» Instruction
Transcribe every line from the top down to the line with "const ticksB = [0,0.02,0.04,0.06,0.08,0.1,0.12,0.14,0.16,0.18];", both ends included, but not the pictures.

-- start --

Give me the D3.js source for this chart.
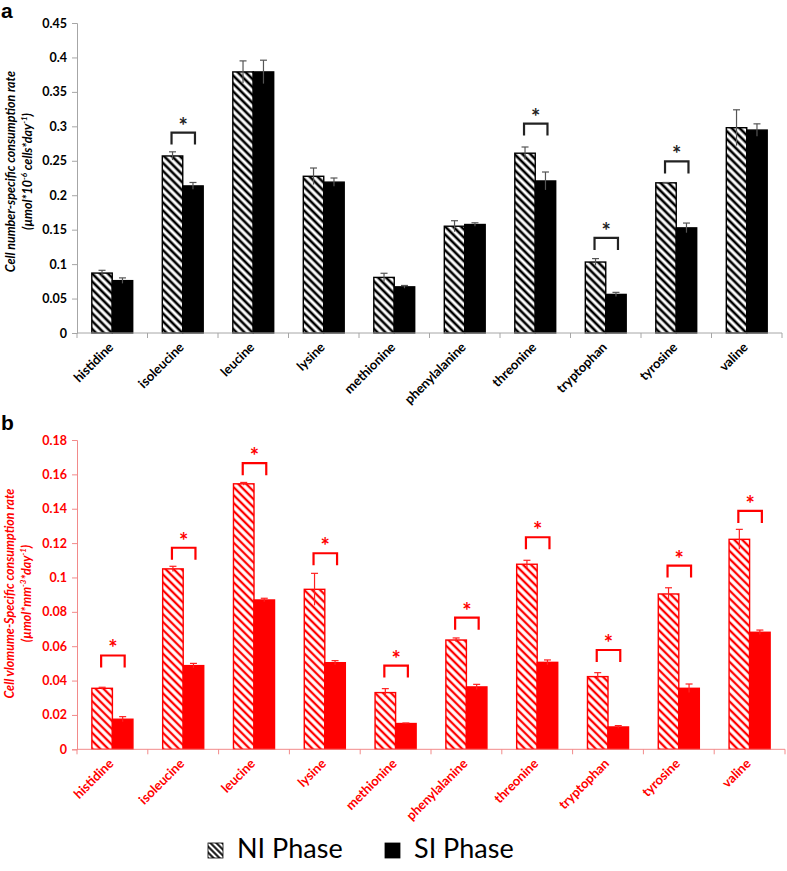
<!DOCTYPE html>
<html><head><meta charset="utf-8">
<script src="https://cdn.jsdelivr.net/npm/d3@7"></script>
<style>body{margin:0;background:#fff}svg{display:block}</style>
</head><body><svg id="c" width="787" height="871"></svg>
<script>
const categories = ["histidine","isoleucine","leucine","lysine","methionine","phenylalanine","threonine","tryptophan","tyrosine","valine"];
const seriesNames = ["NI Phase","SI Phase"];
// panel a
const niA    = [0.087,0.257,0.379,0.2275,0.0807,0.155,0.261,0.103,0.218,0.298];
const niAErr = [0.004,0.006,0.016,0.012,0.006,0.008,0.009,0.005,0.0005,0.026];
const siA    = [0.076,0.2135,0.379,0.219,0.067,0.1575,0.2207,0.056,0.1526,0.2946];
const siAErr = [0.004,0.005,0.017,0.006,0.002,0.0025,0.013,0.003,0.007,0.009];
const sigA   = [null,0.291,null,null,null,null,0.304,0.138,0.249,null];
const ticksA = [0,0.05,0.1,0.15,0.2,0.25,0.3,0.35,0.4,0.45];
// panel b
const niB    = [0.0355,0.105,0.1545,0.0931,0.033,0.0636,0.1077,0.0423,0.0904,0.1222];
const niBErr = [0.0006,0.0015,0.0008,0.0093,0.0023,0.0012,0.0023,0.0023,0.0036,0.0058];
const siB    = [0.0175,0.0487,0.0869,0.0504,0.015,0.0363,0.0506,0.013,0.0355,0.0681];
const siBErr = [0.0015,0.0013,0.001,0.0012,0.0003,0.0015,0.0014,0.0008,0.0025,0.0013];
const sigB   = [0.0546,0.1173,0.1665,0.1141,0.0487,0.0766,0.1234,0.0578,0.1069,0.1387];
const ticksB = [0,0.02,0.04,0.06,0.08,0.1,0.12,0.14,0.16,0.18];

const svg = d3.select("#c");
const FONT = "Lato, 'Open Sans', sans-serif";
const defs = svg.append("defs");
function hatch(id, color, size, sw){
  const p = defs.append("pattern").attr("id", id).attr("patternUnits","userSpaceOnUse")
    .attr("width", size).attr("height", size).attr("patternTransform","rotate(-45)");
  p.append("rect").attr("width",size).attr("height",size).attr("fill","#fff");
  p.append("line").attr("x1",size/2).attr("x2",size/2).attr("y1",0).attr("y2",size)
    .attr("stroke",color).attr("stroke-width",sw);
}
hatch("hA","#000",5.6,2.6);
hatch("hB","#ff0000",5.6,2.3);
hatch("hL","#000",4.2,1.9);

function panel(o){
  const g = svg.append("g");
  const y = d3.scaleLinear().domain([0, o.ticks[o.ticks.length-1]]).range([o.y0, o.y1]);
  const x = d3.scaleBand().domain(categories).range([o.x0, o.x1]).paddingInner(0.42).paddingOuter(0.21);
  const xs = d3.scaleBand().domain(seriesNames).range([0, x.bandwidth()]);
  const fmt = d => d === 0 ? "0" : String(+d.toFixed(2));
  // y axis
  const ya = g.append("g").attr("transform",`translate(${o.x0},0)`)
    .call(d3.axisLeft(y).tickValues(o.ticks).tickFormat(fmt).tickSize(5).tickPadding(5));
  ya.select(".domain").attr("stroke",o.axisColor).attr("stroke-width",1);
  ya.selectAll(".tick line").attr("stroke",o.axisColor);
  ya.selectAll(".tick text").attr("fill",o.textColor).attr("font-family",FONT)
    .attr("font-weight","bold").attr("font-size",12.5);
  // bars
  const data = categories.map((c,i)=>({c, i, vals:[{s:seriesNames[0],v:o.ni[i],e:o.niErr[i]},{s:seriesNames[1],v:o.si[i],e:o.siErr[i]}]}));
  const grp = g.selectAll("g.grp").data(data).join("g").attr("class","grp").attr("transform",d=>`translate(${x(d.c)},0)`);
  grp.selectAll("rect").data(d=>d.vals).join("rect")
    .attr("x",d=>xs(d.s)).attr("width",xs.bandwidth())
    .attr("y",d=>y(d.v)).attr("height",d=>y(0)-y(d.v))
    .attr("fill",d=>d.s===seriesNames[0]?`url(#${o.hatch})`:o.barColor)
    .attr("stroke",o.barColor).attr("stroke-width",1.4);
  // error bars
  const eb = grp.selectAll("g.eb").data(d=>d.vals).join("g").attr("class","eb");
  eb.append("line").attr("x1",d=>xs(d.s)+xs.bandwidth()/2).attr("x2",d=>xs(d.s)+xs.bandwidth()/2)
    .attr("y1",d=>y(d.v-d.e)).attr("y2",d=>y(d.v+d.e)).attr("stroke",o.errColor).attr("stroke-width",1.2);
  eb.append("line").attr("x1",d=>xs(d.s)+xs.bandwidth()/2-3.5).attr("x2",d=>xs(d.s)+xs.bandwidth()/2+3.5)
    .attr("y1",d=>y(d.v+d.e)).attr("y2",d=>y(d.v+d.e)).attr("stroke",o.errColor).attr("stroke-width",1.2);
  // x axis
  g.append("line").attr("x1",o.x0).attr("x2",o.x1).attr("y1",y(0)).attr("y2",y(0))
    .attr("stroke",o.axisColor).attr("stroke-width",1);
  const step = x.step();
  const bounds = d3.range(categories.length+1).map(i=>i===categories.length? x(categories[i-1])+x.bandwidth()+step*0.21 : x(categories[i])-step*0.21);
  g.selectAll("line.xt").data(bounds).join("line").attr("class","xt").attr("x1",d=>d).attr("x2",d=>d)
    .attr("y1",y(0)).attr("y2",y(0)+5).attr("stroke",o.axisColor);
  g.selectAll("text.xl").data(categories).join("text").attr("class","xl")
    .attr("transform",c=>`translate(${x(c)+x.bandwidth()/2+2},${y(0)+15}) rotate(-45)`)
    .attr("text-anchor","end").attr("font-family",FONT).attr("font-weight","bold")
    .attr("font-size",13).attr("fill",o.textColor).text(c=>c);
  // significance brackets
  const sig = data.filter(d=>o.sig[d.i]!=null);
  const bg = g.selectAll("g.sig").data(sig).join("g").attr("class","sig").attr("transform",d=>`translate(${x(d.c)},0)`);
  bg.append("path").attr("fill","none").attr("stroke",o.sigColor).attr("stroke-width",2.2)
    .attr("d",d=>{const xa=xs(seriesNames[0])+xs.bandwidth()/2-1, xb=xs(seriesNames[1])+xs.bandwidth()/2+2, t=y(o.sig[d.i]);
      return `M${xa},${t+12}V${t}H${xb}V${t+12}`;});
  bg.append("text").attr("x",x.bandwidth()/2+0.5).attr("y",d=>y(o.sig[d.i])+1).attr("text-anchor","middle")
    .attr("font-family",FONT).attr("font-weight","bold").attr("font-size",22).attr("fill",o.sigColor).text("*");
  // y label
  const cy = (o.labelTop+o.labelBot)/2;
  g.append("text").attr("transform",`translate(${o.labX1},${cy}) rotate(-90)`).attr("text-anchor","middle")
    .attr("font-family",FONT).attr("font-weight","bold").attr("font-style","italic").attr("font-size",12.5)
    .attr("fill",o.textColor).text(o.label1);
  const l2 = g.append("text").attr("transform",`translate(${o.labX2},${cy}) rotate(-90)`).attr("text-anchor","middle")
    .attr("font-family",FONT).attr("font-weight","bold").attr("font-style","italic").attr("font-size",12.5)
    .attr("fill",o.textColor);
  o.label2.forEach(p=>{ const t=l2.append("tspan").text(p.t); if(p.sup){t.attr("font-size",8).attr("dy",-5);} else if(p.after){t.attr("dy",5);} });
  // panel letter
  svg.append("text").attr("x",1).attr("y",o.letterY).attr("font-family","'Liberation Sans', Arial, sans-serif")
    .attr("font-weight","bold").attr("font-size",21).attr("fill","#000").text(o.letter);
}

panel({x0:77,x1:782,y0:333,y1:23,ticks:ticksA,ni:niA,niErr:niAErr,si:siA,siErr:siAErr,sig:sigA,
  hatch:"hA",barColor:"#000",errColor:"#555",axisColor:"#a6a6a6",textColor:"#000",sigColor:"#222",
  label1:"Cell number-specific consumption rate",
  label2:[{t:"(µmol*10"},{t:"-6",sup:true},{t:" cells*day",after:true},{t:"-1",sup:true},{t:")",after:true}],
  labX1:15,labX2:32,labelTop:80,labelBot:263,letter:"a",letterY:18});
panel({x0:77,x1:785,y0:749.3,y1:440,ticks:ticksB,ni:niB,niErr:niBErr,si:siB,siErr:siBErr,sig:sigB,
  hatch:"hB",barColor:"#ff0000",errColor:"#ff2020",axisColor:"#f28a8a",textColor:"#ff0000",sigColor:"#ff0000",
  label1:"Cell vlomume-Specific consumption rate",
  label2:[{t:"(µmol*mm"},{t:"-3",sup:true},{t:"*day",after:true},{t:"-1",sup:true},{t:")",after:true}],
  labX1:14,labX2:31,labelTop:487,labelBot:700,letter:"b",letterY:430});

// legend
const lg = svg.append("g").attr("font-family",FONT);
const legendItems = [{s:seriesNames[0],x:208,fill:"url(#hL)"},{s:seriesNames[1],x:385,fill:"#000"}];
lg.selectAll("rect").data(legendItems).join("rect").attr("x",d=>d.x).attr("y",843).attr("width",15).attr("height",15)
  .attr("fill",d=>d.fill).attr("stroke","#000").attr("stroke-width",0.8);
lg.selectAll("text").data(legendItems).join("text").attr("x",d=>d.x+29).attr("y",858)
  .attr("font-size",27).attr("fill","#000").text(d=>d.s);
</script></body></html>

-- end --

» Result of this exercise
Give me the D3.js source for this chart.
<!DOCTYPE html>
<html><head><meta charset="utf-8">
<script src="https://cdn.jsdelivr.net/npm/d3@7"></script>
<style>body{margin:0;background:#fff}svg{display:block}</style>
</head><body><svg id="c" width="787" height="871"></svg>
<script>
const categories = ["histidine","isoleucine","leucine","lysine","methionine","phenylalanine","threonine","tryptophan","tyrosine","valine"];
const seriesNames = ["NI Phase","SI Phase"];
// panel a
const niA    = [0.087,0.257,0.379,0.2275,0.0807,0.155,0.261,0.103,0.218,0.298];
const niAErr = [0.004,0.006,0.016,0.012,0.006,0.008,0.009,0.005,0.0005,0.026];
const siA    = [0.076,0.2135,0.379,0.219,0.067,0.1575,0.2207,0.056,0.1526,0.2946];
const siAErr = [0.004,0.005,0.017,0.006,0.002,0.0025,0.013,0.003,0.007,0.009];
const sigA   = [null,0.291,null,null,null,null,0.304,0.138,0.249,null];
const ticksA = [0,0.05,0.1,0.15,0.2,0.25,0.3,0.35,0.4,0.45];
// panel b
const niB    = [0.0355,0.105,0.1545,0.0931,0.033,0.0636,0.1077,0.0423,0.0904,0.1222];
const niBErr = [0.0006,0.0015,0.0008,0.0093,0.0023,0.0012,0.0023,0.0023,0.0036,0.0058];
const siB    = [0.0175,0.0487,0.0869,0.0504,0.015,0.0363,0.0506,0.013,0.0355,0.0681];
const siBErr = [0.0015,0.0013,0.001,0.0012,0.0003,0.0015,0.0014,0.0008,0.0025,0.0013];
const sigB   = [0.0546,0.1173,0.1665,0.1141,0.0487,0.0766,0.1234,0.0578,0.1069,0.1387];
const ticksB = [0,0.02,0.04,0.06,0.08,0.1,0.12,0.14,0.16,0.18];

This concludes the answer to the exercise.